>> Begin

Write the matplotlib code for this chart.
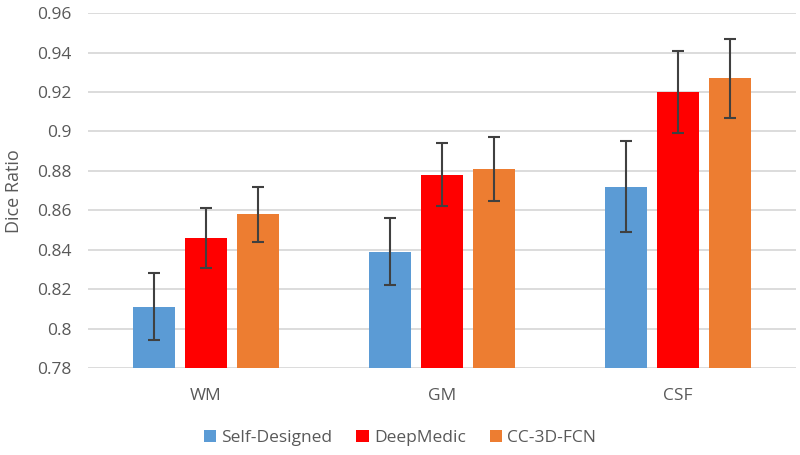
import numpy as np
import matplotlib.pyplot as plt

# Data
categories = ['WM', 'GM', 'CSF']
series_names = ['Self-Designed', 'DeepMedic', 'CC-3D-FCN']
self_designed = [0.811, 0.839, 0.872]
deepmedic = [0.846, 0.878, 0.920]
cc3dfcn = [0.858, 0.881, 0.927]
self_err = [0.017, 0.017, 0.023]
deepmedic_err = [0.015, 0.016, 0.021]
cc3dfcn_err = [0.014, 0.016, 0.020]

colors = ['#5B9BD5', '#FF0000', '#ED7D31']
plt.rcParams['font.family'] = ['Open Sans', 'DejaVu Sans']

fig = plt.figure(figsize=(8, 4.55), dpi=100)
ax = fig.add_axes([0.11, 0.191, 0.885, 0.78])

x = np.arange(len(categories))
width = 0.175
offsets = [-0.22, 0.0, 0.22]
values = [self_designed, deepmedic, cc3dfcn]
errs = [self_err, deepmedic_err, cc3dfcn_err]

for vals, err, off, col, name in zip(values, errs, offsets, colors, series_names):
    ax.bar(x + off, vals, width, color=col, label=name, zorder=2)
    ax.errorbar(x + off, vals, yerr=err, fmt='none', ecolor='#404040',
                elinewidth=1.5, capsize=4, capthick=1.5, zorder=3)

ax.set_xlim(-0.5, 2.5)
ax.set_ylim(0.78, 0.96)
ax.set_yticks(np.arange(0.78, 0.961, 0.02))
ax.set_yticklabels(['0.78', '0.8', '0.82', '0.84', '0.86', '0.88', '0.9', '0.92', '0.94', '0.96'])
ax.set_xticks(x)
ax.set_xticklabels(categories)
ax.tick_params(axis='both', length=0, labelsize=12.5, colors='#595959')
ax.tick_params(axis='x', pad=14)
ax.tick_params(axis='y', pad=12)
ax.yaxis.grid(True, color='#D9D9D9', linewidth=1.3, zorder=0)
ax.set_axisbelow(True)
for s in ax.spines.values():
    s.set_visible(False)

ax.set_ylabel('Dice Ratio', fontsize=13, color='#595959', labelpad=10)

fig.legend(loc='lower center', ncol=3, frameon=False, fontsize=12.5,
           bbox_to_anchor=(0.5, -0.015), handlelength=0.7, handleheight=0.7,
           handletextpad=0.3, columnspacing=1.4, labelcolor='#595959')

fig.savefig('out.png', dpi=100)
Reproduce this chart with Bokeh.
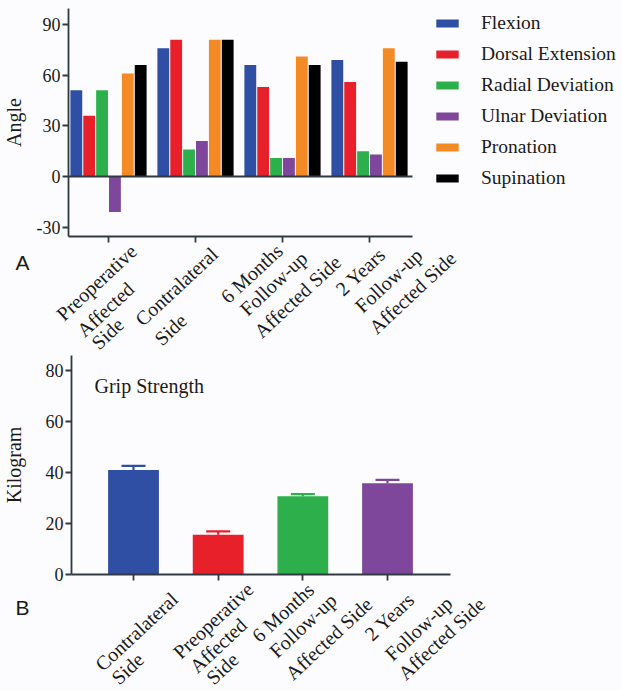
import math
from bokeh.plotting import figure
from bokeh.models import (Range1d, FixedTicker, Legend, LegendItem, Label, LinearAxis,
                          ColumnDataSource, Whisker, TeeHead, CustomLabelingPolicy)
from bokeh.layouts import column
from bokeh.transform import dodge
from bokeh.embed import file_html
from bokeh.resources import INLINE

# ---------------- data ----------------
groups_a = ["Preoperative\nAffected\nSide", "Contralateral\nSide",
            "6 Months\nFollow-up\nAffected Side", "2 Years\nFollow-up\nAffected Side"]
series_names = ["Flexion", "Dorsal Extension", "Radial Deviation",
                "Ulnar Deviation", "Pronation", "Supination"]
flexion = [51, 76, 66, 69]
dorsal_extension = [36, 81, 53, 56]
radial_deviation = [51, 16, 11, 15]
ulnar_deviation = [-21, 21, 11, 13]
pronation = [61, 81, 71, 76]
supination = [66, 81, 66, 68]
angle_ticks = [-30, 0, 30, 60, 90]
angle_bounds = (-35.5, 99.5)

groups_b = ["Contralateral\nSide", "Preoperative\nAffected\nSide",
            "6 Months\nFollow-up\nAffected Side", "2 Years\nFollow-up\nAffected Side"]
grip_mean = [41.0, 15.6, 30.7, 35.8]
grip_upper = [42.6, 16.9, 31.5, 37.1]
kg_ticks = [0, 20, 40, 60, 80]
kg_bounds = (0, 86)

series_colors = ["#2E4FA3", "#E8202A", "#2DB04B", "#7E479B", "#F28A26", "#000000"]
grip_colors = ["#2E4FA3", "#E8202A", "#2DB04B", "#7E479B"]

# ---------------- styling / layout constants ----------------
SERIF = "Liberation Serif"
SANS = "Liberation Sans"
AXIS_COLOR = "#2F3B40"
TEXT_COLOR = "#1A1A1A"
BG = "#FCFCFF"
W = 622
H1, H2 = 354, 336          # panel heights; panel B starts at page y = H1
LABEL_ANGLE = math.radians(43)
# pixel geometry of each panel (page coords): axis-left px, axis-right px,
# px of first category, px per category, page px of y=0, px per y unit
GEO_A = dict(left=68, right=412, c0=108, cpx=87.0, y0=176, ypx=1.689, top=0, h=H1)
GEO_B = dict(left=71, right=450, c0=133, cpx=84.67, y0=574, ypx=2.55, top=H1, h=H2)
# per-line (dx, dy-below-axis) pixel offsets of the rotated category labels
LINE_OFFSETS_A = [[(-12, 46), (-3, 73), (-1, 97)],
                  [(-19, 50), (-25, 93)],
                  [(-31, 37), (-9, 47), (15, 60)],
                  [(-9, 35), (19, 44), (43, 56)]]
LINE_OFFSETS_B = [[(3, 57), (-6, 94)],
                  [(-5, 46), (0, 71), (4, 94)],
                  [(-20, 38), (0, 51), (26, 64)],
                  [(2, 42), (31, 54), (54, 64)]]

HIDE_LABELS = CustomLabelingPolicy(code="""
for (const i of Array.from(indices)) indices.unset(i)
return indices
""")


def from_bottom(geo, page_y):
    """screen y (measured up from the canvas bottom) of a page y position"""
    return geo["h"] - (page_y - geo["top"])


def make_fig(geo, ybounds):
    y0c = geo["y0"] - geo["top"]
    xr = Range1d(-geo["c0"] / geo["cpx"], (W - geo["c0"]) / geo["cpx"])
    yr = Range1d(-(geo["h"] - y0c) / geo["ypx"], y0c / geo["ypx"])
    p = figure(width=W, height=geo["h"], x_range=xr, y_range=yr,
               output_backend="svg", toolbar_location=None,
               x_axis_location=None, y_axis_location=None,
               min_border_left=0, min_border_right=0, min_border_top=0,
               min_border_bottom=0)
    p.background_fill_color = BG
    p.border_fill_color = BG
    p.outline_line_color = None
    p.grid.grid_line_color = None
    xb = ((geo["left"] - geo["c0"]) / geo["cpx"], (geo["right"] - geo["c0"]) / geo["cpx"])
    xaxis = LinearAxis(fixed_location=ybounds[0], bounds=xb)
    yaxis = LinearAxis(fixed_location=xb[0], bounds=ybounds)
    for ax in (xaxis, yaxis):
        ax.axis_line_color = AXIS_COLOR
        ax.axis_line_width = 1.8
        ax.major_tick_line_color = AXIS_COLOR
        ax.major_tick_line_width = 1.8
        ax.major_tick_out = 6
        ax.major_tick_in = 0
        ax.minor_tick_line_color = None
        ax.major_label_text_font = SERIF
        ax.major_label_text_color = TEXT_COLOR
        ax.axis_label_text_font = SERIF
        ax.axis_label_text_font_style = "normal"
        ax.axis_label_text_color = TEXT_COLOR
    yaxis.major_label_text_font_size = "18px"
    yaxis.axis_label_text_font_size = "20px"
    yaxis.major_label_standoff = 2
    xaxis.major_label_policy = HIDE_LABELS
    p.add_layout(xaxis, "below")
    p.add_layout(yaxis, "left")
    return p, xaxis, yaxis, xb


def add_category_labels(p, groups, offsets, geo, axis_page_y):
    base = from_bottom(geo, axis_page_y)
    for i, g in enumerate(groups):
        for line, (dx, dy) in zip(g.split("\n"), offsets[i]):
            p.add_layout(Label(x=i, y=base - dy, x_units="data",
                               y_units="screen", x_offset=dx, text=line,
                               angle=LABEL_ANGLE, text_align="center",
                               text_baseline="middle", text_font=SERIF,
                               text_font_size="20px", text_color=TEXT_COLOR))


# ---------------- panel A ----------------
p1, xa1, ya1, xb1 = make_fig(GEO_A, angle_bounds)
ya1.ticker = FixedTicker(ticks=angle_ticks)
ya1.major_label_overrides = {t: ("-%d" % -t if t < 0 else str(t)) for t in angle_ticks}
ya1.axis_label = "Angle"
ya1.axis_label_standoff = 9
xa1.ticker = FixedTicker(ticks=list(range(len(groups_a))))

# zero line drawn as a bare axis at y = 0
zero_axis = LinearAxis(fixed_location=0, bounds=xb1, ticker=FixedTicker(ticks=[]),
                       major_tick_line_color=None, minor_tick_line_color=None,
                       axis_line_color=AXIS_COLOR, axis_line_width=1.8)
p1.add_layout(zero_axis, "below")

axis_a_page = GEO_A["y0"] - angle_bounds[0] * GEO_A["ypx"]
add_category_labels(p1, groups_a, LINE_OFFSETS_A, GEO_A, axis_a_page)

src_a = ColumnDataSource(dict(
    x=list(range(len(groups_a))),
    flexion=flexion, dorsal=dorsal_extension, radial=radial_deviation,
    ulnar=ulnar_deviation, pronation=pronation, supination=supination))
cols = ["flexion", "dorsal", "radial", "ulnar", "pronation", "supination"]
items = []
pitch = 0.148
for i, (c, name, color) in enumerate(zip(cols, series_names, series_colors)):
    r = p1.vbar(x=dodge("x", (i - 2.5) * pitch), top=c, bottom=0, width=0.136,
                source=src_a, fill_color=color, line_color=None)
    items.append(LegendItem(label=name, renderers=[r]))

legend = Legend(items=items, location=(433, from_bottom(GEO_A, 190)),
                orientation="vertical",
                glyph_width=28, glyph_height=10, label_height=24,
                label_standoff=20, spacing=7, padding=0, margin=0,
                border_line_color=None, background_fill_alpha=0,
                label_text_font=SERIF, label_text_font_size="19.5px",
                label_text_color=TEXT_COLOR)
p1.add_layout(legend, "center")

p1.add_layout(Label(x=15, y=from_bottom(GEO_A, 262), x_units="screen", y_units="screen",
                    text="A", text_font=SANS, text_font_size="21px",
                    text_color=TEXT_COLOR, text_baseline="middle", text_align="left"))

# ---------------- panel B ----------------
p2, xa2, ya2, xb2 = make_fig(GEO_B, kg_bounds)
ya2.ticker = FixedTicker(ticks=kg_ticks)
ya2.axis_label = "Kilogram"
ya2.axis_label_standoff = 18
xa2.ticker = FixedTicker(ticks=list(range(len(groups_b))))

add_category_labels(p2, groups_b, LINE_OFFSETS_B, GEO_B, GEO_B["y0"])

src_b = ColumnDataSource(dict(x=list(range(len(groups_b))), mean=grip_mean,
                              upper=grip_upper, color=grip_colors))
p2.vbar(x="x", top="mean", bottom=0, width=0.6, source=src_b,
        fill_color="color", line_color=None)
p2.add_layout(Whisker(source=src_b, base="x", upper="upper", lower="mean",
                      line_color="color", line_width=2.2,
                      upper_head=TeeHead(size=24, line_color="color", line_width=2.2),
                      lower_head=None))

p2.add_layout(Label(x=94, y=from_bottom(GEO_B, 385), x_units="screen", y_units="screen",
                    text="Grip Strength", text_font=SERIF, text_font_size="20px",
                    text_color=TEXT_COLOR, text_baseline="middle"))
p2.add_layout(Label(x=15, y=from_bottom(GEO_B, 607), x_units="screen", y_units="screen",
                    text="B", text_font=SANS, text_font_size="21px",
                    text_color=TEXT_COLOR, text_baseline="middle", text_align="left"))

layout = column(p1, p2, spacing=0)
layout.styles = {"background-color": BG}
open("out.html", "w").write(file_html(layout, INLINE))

>> End

Exercise goal: Quote, please, every line of the material above from its start through the line that has "elinewidth=1.5, capsize=4, capthick=1.5, zorder=3)", reproducing the words exactly and dropping any images.

Task output:
Write the matplotlib code for this chart.
import numpy as np
import matplotlib.pyplot as plt

# Data
categories = ['WM', 'GM', 'CSF']
series_names = ['Self-Designed', 'DeepMedic', 'CC-3D-FCN']
self_designed = [0.811, 0.839, 0.872]
deepmedic = [0.846, 0.878, 0.920]
cc3dfcn = [0.858, 0.881, 0.927]
self_err = [0.017, 0.017, 0.023]
deepmedic_err = [0.015, 0.016, 0.021]
cc3dfcn_err = [0.014, 0.016, 0.020]

colors = ['#5B9BD5', '#FF0000', '#ED7D31']
plt.rcParams['font.family'] = ['Open Sans', 'DejaVu Sans']

fig = plt.figure(figsize=(8, 4.55), dpi=100)
ax = fig.add_axes([0.11, 0.191, 0.885, 0.78])

x = np.arange(len(categories))
width = 0.175
offsets = [-0.22, 0.0, 0.22]
values = [self_designed, deepmedic, cc3dfcn]
errs = [self_err, deepmedic_err, cc3dfcn_err]

for vals, err, off, col, name in zip(values, errs, offsets, colors, series_names):
    ax.bar(x + off, vals, width, color=col, label=name, zorder=2)
    ax.errorbar(x + off, vals, yerr=err, fmt='none', ecolor='#404040',
                elinewidth=1.5, capsize=4, capthick=1.5, zorder=3)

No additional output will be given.